Recounting my experience, I could sense Jenn’s impatience. “Look, KT,” she lectured me, “a cheesesteak is what it is. That’s why we go to John’s Roast Pork.
“You won’t believe this,” Jenn continued. “I didn’t when I heard it. But John’s won a James Beard award for culinary excellence a couple of years ago.”
Jenn told me that John’s cheesesteaks are made of pork roasted in-house and freshly pulled off the bone for each sandwich.
I begged her for John’s address and began racewalking the few blocks. John’s came into view: a humble little place you could describe as a shack. But its relatively ambitious menu covers breakfast items and “hoagie” (hero) sandwiches.

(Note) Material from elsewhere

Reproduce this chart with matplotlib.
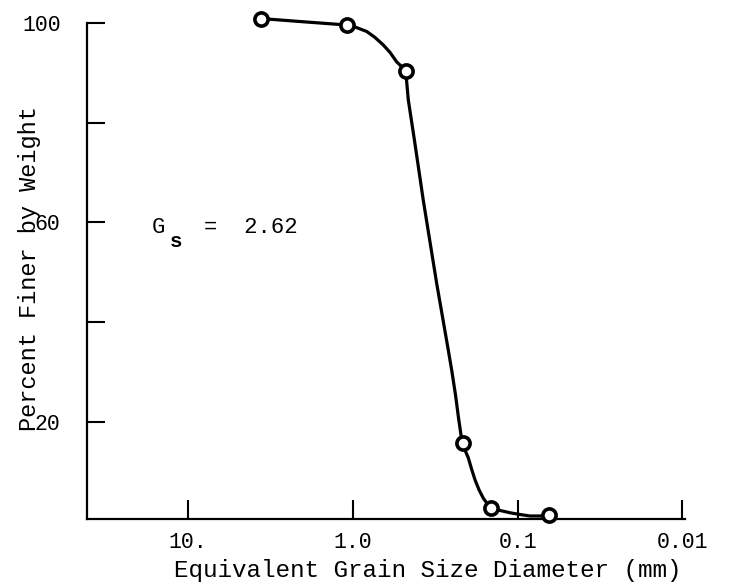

I ordered the marquee pork sandwich. It did not squirt at me as I unwrapped it. And it was not orange, because the cheese is Provolone. The onions were not limp. The roll was not spongy. This cheesesteak looked and smelled fantastic.
I took a bite. And another. And another. It was indeed fantastic. I finished the entire John’s Roast Pork Sandwich. Which was a foot long. I was officially in cheesesteak heaven, aka South Philly.
At long last, I get cheesesteak…as long as it’s John’s. It is, indeed, a karmic thing. Stop seeking, and ye shall find.